[Data entries]
=====
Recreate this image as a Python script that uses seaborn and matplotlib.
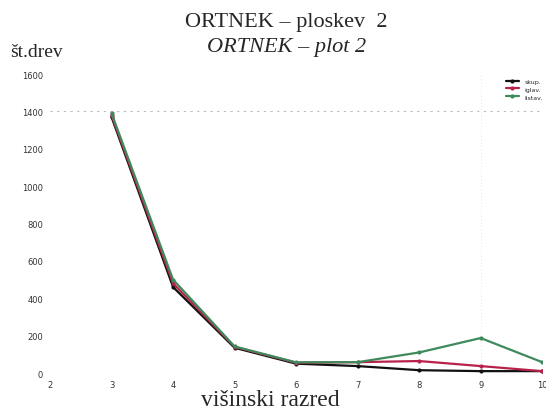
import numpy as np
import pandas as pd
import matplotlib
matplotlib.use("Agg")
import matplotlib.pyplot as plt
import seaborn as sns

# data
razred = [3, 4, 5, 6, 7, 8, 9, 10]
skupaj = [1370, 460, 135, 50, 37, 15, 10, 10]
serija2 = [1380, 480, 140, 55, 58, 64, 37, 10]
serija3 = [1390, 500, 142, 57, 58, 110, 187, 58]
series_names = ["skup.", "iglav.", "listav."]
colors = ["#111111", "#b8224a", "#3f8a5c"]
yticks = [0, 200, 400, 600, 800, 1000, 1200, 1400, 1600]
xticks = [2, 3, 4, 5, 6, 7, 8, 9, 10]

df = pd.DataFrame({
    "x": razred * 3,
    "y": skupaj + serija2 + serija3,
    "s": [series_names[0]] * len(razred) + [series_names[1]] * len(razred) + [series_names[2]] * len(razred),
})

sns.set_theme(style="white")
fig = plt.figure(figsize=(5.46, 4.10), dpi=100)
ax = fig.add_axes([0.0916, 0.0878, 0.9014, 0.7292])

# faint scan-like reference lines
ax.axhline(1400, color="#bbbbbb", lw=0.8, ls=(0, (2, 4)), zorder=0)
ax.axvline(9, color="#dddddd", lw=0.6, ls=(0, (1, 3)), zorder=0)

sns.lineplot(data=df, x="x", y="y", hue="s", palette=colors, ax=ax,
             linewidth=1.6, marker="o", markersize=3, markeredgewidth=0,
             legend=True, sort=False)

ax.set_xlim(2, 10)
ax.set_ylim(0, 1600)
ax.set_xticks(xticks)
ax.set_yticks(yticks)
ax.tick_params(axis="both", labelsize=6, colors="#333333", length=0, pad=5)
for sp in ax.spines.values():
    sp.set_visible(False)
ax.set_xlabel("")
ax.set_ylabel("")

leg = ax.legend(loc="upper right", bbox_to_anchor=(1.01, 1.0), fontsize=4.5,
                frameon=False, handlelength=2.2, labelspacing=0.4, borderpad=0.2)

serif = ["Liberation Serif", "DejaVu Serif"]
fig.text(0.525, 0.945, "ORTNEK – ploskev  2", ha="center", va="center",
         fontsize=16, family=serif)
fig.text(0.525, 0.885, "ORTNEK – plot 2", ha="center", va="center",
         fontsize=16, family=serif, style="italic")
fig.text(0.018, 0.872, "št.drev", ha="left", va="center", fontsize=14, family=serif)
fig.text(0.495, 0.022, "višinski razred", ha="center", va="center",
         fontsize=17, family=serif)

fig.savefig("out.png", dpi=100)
=====
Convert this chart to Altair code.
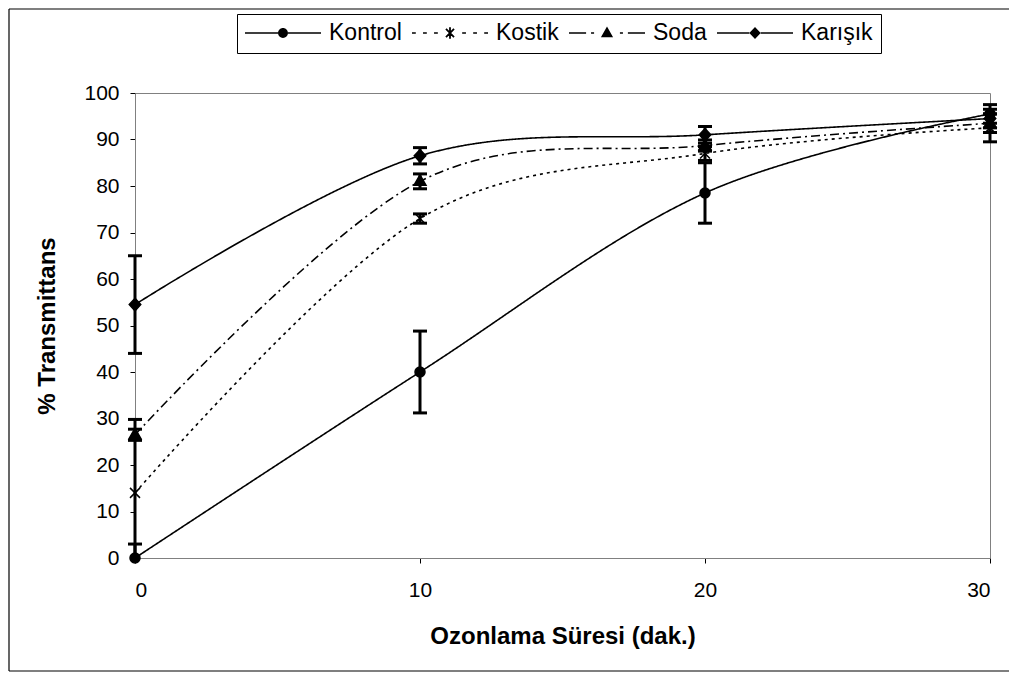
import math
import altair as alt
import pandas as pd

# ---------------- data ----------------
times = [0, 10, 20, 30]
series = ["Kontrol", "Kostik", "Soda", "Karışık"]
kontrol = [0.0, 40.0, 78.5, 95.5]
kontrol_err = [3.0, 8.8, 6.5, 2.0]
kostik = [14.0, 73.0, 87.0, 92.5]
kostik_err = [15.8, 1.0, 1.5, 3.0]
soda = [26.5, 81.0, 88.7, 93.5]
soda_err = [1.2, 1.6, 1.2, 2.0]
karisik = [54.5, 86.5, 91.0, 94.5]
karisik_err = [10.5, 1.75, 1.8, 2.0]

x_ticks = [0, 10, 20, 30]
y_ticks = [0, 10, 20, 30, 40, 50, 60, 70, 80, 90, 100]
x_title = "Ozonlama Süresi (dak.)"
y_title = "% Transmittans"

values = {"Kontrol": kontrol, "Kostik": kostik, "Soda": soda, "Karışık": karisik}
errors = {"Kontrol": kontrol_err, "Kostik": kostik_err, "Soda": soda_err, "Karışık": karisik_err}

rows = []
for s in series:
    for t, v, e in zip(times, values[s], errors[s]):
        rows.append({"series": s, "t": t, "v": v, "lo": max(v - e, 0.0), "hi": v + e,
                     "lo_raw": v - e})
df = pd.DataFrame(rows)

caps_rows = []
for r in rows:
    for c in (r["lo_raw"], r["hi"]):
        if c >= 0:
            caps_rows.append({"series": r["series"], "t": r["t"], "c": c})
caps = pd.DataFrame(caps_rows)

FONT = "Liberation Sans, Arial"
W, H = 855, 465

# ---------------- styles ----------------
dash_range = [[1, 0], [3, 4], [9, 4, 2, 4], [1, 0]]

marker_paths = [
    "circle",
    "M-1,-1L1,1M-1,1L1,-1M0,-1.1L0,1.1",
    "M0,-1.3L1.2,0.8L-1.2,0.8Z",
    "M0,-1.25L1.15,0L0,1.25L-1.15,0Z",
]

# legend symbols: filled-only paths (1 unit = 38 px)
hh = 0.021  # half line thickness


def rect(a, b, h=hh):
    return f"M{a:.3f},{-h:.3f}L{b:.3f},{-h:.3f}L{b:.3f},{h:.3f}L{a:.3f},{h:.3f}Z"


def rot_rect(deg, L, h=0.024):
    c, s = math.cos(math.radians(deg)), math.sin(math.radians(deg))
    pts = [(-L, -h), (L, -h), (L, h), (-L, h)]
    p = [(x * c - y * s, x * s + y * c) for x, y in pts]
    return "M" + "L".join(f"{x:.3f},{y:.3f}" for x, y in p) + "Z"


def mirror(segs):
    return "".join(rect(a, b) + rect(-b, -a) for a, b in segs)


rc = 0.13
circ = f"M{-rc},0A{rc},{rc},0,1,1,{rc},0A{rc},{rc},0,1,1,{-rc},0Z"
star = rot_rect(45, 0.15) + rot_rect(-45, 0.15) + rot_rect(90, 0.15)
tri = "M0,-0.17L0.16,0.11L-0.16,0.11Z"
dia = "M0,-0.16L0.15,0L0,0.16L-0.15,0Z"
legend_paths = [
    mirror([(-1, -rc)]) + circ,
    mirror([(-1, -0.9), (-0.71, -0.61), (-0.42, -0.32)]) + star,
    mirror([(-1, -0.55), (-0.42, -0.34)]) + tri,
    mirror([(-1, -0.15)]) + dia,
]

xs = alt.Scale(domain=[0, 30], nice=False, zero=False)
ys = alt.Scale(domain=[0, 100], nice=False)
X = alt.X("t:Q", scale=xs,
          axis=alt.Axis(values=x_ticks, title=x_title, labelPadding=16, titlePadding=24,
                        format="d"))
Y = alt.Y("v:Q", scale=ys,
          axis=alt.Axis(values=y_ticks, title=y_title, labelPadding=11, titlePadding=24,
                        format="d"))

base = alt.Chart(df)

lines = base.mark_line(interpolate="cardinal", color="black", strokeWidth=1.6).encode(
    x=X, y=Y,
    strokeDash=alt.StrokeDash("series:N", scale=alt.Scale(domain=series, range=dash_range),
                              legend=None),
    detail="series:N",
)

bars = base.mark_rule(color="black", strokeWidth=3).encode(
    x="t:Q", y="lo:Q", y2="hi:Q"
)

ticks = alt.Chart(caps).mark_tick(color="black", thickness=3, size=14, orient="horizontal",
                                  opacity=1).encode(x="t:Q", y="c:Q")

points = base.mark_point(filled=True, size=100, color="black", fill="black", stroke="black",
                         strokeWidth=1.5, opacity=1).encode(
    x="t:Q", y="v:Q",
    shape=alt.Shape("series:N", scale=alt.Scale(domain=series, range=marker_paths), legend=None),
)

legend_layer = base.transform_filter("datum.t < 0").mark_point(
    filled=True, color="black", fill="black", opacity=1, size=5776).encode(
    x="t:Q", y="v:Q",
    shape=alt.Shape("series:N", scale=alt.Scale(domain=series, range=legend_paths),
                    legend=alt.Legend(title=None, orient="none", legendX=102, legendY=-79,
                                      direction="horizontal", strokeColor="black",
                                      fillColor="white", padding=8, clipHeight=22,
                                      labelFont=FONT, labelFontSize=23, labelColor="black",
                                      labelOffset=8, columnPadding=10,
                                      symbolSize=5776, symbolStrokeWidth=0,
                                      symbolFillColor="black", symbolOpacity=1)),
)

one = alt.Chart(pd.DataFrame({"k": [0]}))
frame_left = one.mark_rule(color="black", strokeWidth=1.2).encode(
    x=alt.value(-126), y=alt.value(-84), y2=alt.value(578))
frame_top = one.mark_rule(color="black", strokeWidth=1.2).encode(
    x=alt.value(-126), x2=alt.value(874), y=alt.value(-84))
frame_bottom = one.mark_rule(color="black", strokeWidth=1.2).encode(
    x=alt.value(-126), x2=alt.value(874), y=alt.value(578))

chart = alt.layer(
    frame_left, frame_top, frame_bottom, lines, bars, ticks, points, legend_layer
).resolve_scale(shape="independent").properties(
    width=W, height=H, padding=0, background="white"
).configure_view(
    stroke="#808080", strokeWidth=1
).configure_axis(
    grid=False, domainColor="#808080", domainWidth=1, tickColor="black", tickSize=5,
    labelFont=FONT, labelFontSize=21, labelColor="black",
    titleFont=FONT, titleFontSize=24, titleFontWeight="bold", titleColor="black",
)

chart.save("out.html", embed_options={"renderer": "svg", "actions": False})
=====
▸ **STATED PROBLEM**
Please list every line of the records that contains "matplotlib".

▸ **THE RESULT**
Recreate this image as a Python script that uses seaborn and matplotlib.
import matplotlib
matplotlib.use("Agg")
import matplotlib.pyplot as plt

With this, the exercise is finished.